**WHAT TO DO**
Retype every line from the start of the entries below down to the line with "import pandas as pd", both ends included; skip the pictures.

>> START PROVIDED ENTRIES

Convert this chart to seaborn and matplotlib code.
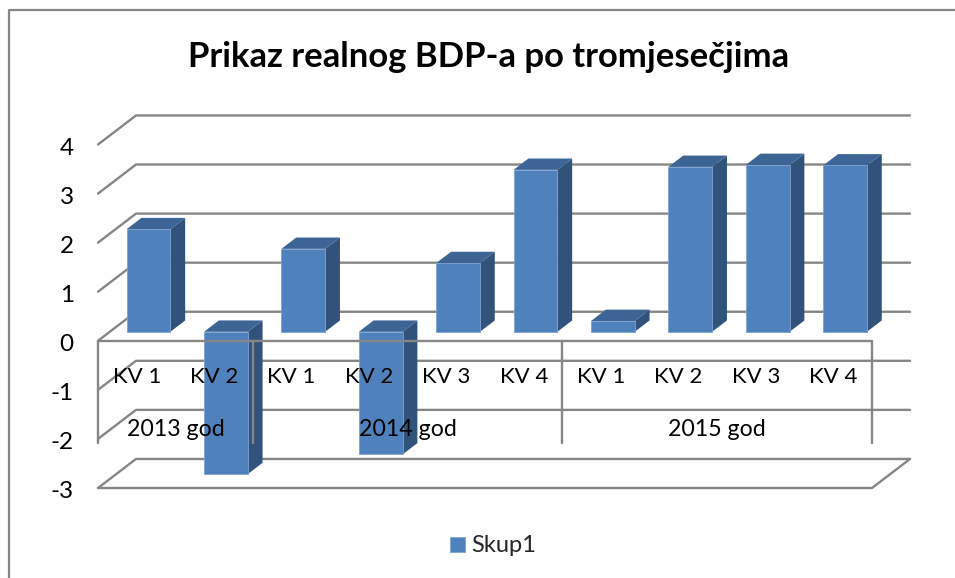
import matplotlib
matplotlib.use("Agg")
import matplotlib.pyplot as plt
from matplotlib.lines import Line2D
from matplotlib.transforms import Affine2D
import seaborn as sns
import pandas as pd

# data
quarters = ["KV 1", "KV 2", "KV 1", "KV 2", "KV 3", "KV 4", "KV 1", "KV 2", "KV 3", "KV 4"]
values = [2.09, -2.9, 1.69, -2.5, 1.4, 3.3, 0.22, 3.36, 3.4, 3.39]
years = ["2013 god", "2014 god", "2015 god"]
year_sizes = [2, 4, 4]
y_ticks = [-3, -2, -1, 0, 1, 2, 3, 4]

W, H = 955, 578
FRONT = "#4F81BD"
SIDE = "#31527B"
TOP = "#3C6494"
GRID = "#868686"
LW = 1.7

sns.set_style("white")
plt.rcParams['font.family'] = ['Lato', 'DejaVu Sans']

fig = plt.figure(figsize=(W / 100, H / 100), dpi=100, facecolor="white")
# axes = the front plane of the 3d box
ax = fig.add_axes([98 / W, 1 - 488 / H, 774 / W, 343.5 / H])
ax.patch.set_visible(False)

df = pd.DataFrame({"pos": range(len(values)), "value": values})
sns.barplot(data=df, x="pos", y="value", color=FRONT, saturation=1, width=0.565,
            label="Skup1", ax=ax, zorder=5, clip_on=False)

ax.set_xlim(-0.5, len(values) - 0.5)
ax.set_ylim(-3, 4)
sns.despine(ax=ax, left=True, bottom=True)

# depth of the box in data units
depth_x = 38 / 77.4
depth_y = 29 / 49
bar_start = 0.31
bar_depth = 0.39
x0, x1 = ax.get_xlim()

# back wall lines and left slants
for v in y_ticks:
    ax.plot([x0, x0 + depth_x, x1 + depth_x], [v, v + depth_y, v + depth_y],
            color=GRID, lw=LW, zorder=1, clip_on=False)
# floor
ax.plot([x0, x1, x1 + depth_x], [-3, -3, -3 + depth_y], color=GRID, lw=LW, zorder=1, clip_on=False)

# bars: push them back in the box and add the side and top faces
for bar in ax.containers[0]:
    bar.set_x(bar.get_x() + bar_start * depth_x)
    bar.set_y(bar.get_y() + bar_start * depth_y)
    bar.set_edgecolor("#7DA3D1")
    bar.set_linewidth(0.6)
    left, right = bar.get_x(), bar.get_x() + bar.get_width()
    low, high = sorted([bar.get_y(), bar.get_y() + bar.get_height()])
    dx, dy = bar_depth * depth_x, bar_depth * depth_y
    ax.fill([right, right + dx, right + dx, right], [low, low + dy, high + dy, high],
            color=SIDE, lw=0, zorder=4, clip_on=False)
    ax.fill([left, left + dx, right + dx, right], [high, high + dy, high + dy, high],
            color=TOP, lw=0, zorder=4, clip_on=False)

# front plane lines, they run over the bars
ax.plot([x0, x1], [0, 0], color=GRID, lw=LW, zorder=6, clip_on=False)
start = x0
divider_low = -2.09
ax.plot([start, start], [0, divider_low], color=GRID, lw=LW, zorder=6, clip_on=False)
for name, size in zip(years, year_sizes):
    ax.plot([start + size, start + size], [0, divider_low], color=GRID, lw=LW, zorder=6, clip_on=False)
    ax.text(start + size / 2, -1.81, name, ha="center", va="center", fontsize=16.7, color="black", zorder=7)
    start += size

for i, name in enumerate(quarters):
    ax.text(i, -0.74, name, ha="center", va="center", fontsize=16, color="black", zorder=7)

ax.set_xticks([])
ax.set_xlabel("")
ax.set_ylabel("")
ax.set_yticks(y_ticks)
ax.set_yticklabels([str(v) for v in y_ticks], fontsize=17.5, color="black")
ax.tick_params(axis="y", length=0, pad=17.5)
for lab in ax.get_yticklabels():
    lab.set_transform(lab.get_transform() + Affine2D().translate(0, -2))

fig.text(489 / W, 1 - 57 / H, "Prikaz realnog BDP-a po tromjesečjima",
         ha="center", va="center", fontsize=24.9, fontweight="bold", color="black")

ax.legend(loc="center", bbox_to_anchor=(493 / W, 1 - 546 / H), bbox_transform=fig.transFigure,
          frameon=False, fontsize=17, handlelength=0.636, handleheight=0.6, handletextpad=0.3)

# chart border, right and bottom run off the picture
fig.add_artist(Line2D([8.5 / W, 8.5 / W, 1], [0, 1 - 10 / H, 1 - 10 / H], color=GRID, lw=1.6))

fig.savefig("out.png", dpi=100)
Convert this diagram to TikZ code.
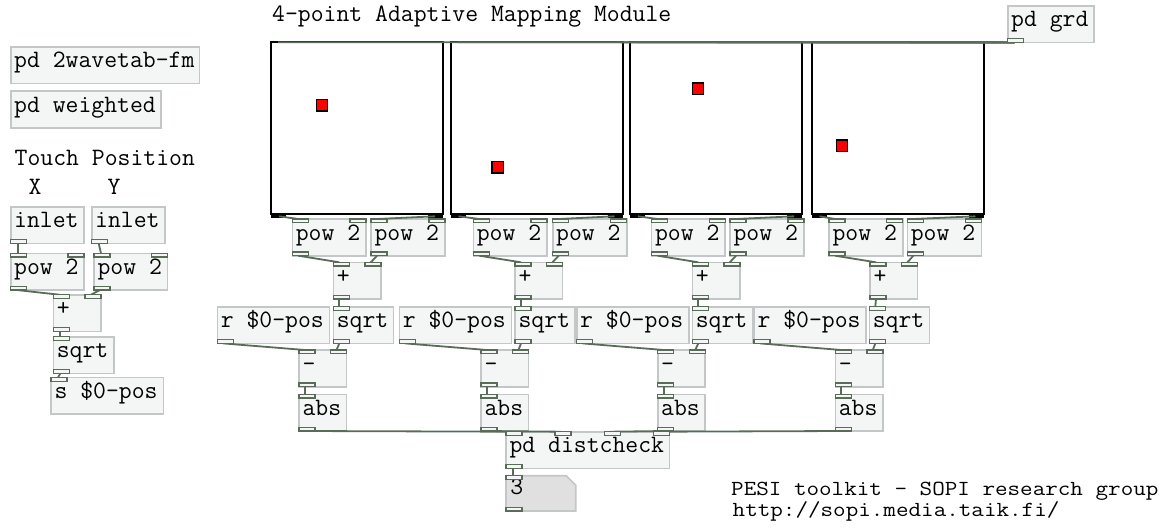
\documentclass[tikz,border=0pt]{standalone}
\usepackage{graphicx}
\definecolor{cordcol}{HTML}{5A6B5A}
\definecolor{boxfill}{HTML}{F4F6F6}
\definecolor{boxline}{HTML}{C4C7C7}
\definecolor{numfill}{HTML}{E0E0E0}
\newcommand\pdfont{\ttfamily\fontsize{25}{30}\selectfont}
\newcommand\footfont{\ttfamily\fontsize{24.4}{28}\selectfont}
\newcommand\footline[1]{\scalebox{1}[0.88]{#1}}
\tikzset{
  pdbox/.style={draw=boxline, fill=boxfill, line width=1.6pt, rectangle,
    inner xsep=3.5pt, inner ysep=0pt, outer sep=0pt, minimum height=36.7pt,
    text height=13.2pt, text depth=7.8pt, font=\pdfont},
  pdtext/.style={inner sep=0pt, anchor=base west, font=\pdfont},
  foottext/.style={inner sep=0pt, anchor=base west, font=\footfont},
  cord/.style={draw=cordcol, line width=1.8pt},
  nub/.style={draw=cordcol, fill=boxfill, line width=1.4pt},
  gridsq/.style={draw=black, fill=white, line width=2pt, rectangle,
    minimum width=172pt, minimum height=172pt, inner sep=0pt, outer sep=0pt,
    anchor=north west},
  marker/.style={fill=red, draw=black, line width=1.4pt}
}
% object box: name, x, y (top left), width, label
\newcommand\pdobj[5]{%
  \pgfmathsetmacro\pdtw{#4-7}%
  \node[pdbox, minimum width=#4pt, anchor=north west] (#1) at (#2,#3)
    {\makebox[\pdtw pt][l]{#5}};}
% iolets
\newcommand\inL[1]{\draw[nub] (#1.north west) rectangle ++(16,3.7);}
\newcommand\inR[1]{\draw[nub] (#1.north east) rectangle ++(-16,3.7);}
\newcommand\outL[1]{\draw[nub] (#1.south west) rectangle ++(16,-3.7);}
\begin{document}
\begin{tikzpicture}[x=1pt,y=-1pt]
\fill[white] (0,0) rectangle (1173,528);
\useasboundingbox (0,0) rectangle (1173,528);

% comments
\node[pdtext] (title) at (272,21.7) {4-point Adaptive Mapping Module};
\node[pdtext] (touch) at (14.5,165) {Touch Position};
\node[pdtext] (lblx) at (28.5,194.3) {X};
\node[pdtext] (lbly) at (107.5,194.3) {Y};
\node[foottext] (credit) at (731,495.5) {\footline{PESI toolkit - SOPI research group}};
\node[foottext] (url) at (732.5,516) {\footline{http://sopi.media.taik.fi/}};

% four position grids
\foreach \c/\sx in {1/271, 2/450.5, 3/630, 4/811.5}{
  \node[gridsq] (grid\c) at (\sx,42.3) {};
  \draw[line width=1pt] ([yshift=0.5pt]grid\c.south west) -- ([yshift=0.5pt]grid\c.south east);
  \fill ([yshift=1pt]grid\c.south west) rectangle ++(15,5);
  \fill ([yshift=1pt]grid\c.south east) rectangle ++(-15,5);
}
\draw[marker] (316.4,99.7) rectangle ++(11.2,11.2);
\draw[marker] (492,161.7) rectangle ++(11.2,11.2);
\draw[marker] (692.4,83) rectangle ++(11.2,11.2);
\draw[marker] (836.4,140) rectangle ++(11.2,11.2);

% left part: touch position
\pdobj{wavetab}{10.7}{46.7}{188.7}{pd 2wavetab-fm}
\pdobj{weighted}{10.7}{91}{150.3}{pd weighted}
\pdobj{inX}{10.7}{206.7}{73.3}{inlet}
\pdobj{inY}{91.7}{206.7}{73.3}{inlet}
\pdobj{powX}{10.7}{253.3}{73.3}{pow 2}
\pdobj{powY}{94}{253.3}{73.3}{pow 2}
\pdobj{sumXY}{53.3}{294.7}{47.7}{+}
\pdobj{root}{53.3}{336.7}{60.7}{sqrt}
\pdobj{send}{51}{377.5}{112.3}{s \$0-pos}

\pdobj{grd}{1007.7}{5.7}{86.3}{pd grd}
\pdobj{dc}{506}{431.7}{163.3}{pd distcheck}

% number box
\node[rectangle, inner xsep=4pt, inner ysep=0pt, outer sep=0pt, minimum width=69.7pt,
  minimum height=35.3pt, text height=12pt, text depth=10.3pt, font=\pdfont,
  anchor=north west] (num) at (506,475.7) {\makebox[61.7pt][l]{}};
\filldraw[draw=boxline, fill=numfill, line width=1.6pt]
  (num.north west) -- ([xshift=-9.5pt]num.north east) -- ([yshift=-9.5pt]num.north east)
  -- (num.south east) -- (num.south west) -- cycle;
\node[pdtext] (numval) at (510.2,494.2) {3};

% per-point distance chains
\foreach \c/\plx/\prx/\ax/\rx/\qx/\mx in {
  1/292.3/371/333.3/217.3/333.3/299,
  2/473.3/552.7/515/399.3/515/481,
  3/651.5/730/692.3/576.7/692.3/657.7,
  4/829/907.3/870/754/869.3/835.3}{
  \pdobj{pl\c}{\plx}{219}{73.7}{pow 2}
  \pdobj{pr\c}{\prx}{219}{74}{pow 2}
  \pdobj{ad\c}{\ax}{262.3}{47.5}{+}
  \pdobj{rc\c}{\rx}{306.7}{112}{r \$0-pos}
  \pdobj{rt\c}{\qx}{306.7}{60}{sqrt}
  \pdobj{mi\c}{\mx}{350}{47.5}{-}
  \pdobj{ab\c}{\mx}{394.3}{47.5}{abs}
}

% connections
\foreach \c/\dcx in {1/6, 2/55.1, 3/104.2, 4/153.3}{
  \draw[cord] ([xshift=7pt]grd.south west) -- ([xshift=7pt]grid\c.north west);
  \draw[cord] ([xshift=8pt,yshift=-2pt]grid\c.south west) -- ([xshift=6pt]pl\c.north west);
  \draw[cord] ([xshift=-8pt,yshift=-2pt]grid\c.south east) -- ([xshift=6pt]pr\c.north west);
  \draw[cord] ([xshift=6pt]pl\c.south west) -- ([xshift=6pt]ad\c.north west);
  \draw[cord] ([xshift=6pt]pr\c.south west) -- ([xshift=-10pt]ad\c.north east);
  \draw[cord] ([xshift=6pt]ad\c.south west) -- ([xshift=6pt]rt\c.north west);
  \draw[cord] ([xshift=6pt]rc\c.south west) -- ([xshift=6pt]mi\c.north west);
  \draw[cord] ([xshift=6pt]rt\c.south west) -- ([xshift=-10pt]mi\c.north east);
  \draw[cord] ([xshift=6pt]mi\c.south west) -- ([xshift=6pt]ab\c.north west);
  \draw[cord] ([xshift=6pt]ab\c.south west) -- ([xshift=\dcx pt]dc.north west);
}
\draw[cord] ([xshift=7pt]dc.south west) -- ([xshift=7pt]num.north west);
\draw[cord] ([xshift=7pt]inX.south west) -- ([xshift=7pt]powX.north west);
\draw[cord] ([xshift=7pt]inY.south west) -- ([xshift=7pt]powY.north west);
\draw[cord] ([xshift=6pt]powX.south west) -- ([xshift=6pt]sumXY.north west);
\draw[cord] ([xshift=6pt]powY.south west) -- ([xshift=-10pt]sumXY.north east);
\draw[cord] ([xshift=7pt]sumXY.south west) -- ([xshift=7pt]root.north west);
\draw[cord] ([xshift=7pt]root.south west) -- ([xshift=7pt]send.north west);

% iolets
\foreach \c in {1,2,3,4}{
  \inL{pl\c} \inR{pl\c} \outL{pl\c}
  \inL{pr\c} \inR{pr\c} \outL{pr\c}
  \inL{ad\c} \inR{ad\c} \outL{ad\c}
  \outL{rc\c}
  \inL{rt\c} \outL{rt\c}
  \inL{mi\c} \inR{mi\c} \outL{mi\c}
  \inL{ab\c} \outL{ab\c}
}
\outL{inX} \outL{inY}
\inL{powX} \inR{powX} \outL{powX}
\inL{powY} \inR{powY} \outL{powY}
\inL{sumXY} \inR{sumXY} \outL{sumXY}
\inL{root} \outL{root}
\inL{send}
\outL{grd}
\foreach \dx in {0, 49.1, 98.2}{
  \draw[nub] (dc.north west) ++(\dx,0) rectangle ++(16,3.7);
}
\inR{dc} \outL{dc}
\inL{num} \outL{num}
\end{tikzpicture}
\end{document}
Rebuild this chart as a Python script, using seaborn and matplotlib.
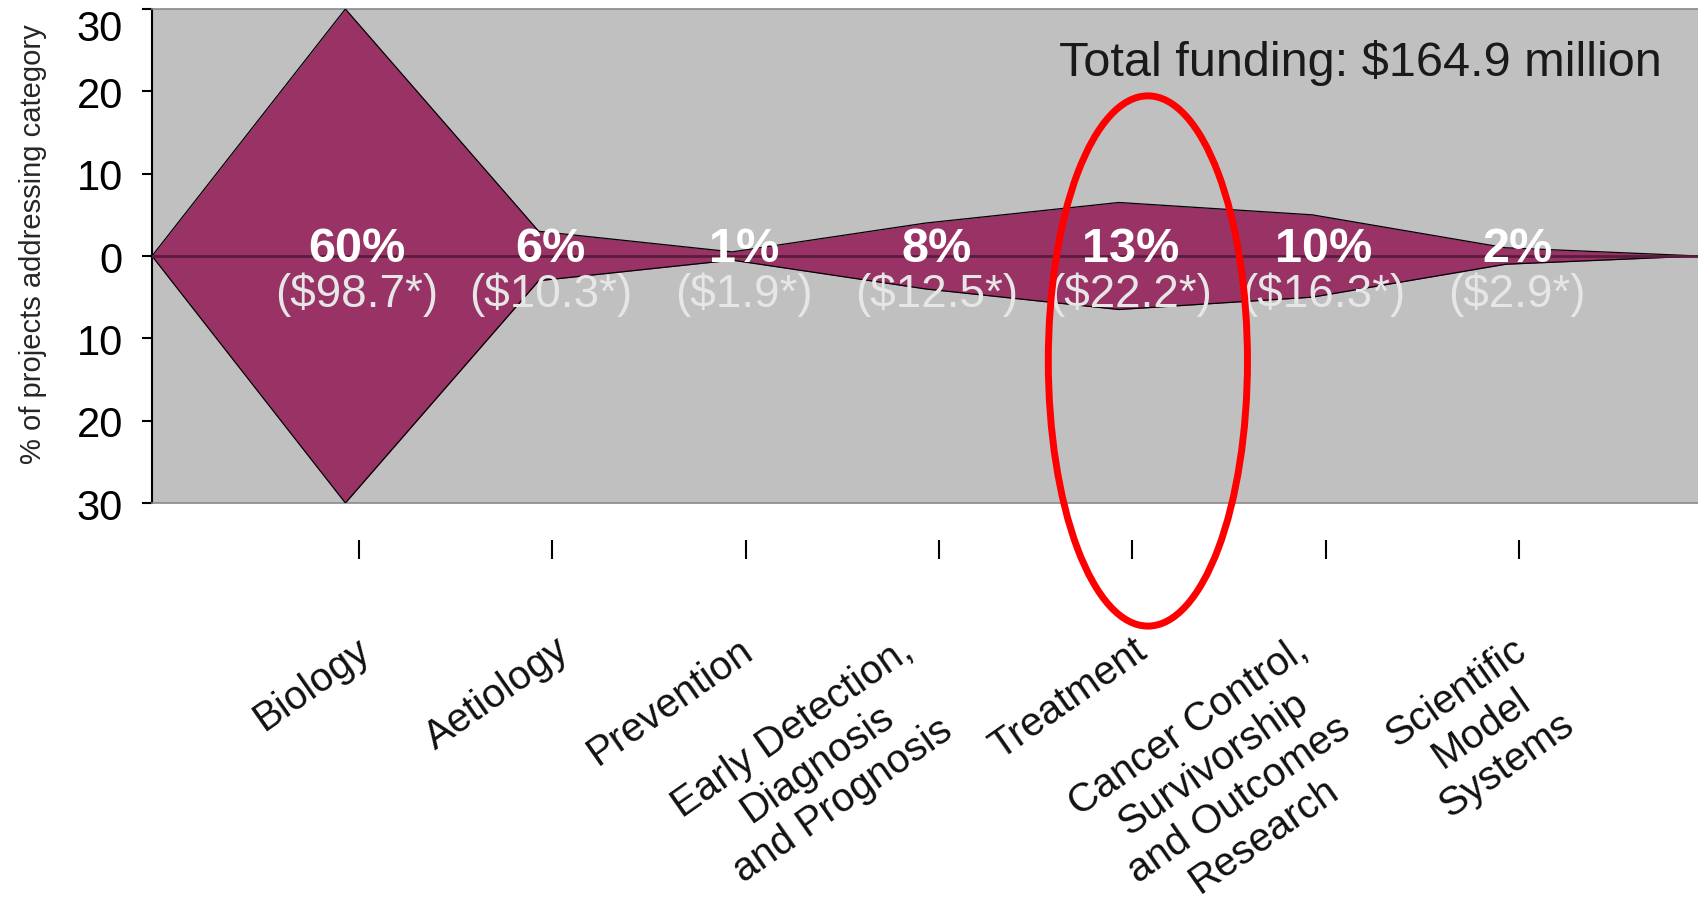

>> END PROVIDED ENTRIES

**SOLUTION TO THE PROBLEM**
Convert this chart to seaborn and matplotlib code.
import matplotlib
matplotlib.use("Agg")
import matplotlib.pyplot as plt
from matplotlib.lines import Line2D
from matplotlib.transforms import Affine2D
import seaborn as sns
import pandas as pd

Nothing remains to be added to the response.